# Work to do:
Write out exactly the lines between the line containing "Emit a web page" and the line containing "const costYTicks = [50,60,70,80,90,100,110];", including both of those lines, and nothing more.

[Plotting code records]
.....

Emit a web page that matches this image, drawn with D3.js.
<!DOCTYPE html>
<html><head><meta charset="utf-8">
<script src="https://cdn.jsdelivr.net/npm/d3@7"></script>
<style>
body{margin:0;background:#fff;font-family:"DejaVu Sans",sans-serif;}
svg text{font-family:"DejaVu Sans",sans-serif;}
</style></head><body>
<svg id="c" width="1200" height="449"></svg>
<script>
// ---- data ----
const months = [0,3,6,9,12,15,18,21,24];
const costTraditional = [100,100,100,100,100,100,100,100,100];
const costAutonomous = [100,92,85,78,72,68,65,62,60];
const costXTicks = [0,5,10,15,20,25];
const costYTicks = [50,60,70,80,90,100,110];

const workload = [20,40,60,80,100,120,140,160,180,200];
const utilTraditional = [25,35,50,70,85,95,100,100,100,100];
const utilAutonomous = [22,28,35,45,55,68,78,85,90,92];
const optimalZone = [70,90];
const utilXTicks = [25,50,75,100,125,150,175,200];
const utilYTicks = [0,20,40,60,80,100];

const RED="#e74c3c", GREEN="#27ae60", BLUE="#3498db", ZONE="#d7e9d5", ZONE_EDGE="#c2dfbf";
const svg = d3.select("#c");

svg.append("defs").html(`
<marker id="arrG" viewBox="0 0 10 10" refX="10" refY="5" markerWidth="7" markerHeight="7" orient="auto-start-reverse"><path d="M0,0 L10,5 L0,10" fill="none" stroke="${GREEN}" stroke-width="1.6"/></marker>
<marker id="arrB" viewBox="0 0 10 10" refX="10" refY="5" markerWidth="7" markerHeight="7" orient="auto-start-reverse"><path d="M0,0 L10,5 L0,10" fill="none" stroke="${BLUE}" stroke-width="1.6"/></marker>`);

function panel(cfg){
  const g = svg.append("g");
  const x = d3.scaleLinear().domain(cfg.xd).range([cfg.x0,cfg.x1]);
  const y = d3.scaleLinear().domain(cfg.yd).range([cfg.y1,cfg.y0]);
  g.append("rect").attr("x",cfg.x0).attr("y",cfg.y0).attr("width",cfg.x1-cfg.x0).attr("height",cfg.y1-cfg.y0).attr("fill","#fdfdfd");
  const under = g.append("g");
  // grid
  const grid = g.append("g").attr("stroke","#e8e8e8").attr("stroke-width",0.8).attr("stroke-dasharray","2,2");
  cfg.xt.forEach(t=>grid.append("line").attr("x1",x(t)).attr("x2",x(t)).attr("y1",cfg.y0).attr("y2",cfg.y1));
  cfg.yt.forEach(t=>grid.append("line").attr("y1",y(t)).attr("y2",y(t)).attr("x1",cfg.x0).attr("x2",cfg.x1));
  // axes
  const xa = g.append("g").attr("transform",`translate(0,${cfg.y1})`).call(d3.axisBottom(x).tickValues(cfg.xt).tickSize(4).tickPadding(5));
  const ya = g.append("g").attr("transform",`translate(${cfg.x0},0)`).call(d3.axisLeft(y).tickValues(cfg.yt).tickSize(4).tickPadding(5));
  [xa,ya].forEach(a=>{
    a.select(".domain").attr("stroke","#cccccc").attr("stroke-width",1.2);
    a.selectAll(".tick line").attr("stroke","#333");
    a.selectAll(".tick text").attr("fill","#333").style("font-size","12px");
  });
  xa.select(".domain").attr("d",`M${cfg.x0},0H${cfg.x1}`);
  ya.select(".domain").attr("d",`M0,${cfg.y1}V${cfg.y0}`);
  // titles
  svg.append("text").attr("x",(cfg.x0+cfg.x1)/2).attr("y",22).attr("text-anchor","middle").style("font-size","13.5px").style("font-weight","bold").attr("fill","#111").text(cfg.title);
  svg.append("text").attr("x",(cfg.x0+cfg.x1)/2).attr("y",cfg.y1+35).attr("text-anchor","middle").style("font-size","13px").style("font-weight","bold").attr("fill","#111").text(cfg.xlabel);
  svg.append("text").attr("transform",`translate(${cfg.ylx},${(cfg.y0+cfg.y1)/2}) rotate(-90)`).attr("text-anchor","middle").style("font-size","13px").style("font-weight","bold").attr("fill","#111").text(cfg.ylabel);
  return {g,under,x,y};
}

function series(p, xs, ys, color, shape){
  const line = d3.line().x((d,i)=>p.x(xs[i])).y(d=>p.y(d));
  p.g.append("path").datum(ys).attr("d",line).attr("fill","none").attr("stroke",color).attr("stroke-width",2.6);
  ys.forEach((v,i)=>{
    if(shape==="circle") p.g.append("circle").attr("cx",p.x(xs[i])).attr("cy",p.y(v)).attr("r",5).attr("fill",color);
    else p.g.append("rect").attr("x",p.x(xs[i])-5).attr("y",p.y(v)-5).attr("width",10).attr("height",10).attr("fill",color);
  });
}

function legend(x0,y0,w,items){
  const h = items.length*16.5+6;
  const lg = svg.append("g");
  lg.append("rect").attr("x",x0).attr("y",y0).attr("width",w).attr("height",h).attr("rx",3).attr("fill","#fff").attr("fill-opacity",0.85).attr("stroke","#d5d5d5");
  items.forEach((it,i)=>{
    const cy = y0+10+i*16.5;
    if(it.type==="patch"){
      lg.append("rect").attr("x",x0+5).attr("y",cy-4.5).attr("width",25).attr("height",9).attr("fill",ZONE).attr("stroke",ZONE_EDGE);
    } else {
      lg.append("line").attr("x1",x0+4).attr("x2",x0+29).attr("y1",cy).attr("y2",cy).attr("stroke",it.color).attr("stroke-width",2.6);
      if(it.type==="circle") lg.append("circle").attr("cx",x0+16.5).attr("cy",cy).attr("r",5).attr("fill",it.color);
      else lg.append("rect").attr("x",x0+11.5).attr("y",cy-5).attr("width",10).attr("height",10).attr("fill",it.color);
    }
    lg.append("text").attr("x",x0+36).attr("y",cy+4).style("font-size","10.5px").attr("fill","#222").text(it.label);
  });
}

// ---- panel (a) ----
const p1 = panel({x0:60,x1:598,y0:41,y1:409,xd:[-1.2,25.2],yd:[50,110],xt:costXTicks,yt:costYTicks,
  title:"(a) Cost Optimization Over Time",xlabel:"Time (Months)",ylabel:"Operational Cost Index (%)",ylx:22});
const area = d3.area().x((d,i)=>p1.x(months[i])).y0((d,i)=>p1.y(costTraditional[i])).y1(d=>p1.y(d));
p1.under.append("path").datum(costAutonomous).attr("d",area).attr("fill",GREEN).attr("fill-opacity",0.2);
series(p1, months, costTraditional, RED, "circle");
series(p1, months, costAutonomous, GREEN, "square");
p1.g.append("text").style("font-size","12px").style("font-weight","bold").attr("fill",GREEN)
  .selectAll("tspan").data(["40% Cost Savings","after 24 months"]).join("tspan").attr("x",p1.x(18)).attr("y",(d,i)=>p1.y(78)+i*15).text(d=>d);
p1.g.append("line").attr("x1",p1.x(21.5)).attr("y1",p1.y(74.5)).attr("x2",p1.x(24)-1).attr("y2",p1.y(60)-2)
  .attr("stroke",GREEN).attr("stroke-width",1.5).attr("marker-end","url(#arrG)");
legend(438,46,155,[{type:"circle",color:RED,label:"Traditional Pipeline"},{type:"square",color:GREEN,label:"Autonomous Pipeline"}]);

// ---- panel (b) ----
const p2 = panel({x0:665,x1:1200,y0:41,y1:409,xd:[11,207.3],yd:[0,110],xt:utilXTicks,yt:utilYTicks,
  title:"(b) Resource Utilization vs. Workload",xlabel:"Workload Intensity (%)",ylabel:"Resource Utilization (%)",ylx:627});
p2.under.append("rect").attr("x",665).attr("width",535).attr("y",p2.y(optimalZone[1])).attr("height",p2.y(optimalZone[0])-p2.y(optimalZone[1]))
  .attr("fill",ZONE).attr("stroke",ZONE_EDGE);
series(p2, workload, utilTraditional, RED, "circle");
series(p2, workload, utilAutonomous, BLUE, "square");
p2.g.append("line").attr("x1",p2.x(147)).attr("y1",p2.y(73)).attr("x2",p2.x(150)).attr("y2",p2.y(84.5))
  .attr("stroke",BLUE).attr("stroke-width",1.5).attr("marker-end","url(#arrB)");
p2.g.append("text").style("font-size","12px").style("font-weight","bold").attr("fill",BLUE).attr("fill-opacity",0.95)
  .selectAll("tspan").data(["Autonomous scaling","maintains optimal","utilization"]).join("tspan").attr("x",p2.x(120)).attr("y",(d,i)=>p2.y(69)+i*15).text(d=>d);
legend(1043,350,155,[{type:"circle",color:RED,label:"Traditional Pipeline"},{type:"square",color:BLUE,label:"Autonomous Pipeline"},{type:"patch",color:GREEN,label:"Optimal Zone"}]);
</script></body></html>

.....

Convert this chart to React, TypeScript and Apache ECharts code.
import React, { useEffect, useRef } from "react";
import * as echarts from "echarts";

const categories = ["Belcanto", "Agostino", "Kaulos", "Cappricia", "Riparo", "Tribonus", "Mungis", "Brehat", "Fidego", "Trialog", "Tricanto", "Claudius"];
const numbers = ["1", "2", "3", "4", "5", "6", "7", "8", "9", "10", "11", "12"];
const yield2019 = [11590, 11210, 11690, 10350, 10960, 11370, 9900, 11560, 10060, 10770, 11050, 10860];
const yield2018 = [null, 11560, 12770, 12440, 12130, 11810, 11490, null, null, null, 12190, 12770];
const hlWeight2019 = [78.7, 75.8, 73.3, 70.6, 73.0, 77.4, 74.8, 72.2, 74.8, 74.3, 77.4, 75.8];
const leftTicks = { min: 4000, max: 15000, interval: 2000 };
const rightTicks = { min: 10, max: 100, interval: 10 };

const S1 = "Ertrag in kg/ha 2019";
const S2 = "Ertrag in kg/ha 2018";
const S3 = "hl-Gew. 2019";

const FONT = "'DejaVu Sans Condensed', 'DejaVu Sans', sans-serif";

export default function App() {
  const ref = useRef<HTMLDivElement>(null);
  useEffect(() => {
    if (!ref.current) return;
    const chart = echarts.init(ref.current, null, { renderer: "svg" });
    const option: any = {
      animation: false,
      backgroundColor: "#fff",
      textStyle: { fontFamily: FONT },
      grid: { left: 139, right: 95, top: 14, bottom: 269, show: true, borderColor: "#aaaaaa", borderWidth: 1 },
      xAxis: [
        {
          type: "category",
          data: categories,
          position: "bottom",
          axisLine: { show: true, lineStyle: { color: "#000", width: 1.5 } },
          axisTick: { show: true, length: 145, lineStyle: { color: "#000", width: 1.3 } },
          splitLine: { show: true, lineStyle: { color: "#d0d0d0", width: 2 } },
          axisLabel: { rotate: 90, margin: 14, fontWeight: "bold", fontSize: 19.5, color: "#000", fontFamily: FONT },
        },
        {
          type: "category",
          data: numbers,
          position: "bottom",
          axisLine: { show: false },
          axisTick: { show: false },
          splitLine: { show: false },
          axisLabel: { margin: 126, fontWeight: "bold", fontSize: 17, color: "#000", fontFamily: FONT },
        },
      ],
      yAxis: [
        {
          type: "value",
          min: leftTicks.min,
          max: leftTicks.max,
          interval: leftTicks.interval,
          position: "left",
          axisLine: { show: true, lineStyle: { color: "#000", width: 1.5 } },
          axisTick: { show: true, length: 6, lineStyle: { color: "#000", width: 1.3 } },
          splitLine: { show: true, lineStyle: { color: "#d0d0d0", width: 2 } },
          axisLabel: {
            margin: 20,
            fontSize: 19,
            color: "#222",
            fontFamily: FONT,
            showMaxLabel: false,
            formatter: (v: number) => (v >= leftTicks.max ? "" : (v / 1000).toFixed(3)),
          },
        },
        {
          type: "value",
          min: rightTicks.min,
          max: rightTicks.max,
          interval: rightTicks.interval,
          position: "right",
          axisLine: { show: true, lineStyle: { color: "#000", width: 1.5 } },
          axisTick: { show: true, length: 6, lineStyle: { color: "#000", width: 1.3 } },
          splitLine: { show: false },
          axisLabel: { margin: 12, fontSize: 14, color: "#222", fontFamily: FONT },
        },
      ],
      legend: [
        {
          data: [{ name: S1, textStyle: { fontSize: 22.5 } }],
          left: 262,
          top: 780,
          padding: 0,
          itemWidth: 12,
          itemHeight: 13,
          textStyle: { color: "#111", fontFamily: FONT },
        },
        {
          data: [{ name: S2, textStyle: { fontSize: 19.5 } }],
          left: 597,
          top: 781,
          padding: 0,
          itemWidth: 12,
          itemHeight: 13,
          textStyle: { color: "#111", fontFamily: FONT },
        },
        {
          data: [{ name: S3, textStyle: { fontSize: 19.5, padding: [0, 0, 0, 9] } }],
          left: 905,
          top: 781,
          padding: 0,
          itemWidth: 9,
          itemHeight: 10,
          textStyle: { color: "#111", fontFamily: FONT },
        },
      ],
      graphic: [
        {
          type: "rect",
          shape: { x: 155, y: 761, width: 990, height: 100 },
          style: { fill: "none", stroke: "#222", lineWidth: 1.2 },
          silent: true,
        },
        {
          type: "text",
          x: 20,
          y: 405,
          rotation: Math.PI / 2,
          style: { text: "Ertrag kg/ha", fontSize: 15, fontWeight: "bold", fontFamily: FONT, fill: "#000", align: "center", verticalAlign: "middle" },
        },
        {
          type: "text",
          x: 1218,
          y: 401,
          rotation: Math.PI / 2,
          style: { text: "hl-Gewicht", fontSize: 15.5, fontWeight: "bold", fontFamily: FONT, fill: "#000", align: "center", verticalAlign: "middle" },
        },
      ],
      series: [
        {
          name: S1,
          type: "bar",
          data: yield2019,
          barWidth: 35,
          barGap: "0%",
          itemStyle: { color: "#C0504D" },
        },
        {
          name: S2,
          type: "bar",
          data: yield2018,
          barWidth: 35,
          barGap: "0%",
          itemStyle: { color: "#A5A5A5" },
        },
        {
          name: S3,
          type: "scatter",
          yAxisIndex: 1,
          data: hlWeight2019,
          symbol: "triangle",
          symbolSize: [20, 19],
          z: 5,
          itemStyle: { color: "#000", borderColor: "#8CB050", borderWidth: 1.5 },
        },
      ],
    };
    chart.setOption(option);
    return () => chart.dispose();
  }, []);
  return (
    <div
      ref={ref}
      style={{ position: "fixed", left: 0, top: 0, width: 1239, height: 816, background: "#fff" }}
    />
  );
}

.....

# Answer for the task:
Emit a web page that matches this image, drawn with D3.js.
<!DOCTYPE html>
<html><head><meta charset="utf-8">
<script src="https://cdn.jsdelivr.net/npm/d3@7"></script>
<style>
body{margin:0;background:#fff;font-family:"DejaVu Sans",sans-serif;}
svg text{font-family:"DejaVu Sans",sans-serif;}
</style></head><body>
<svg id="c" width="1200" height="449"></svg>
<script>
// ---- data ----
const months = [0,3,6,9,12,15,18,21,24];
const costTraditional = [100,100,100,100,100,100,100,100,100];
const costAutonomous = [100,92,85,78,72,68,65,62,60];
const costXTicks = [0,5,10,15,20,25];
const costYTicks = [50,60,70,80,90,100,110];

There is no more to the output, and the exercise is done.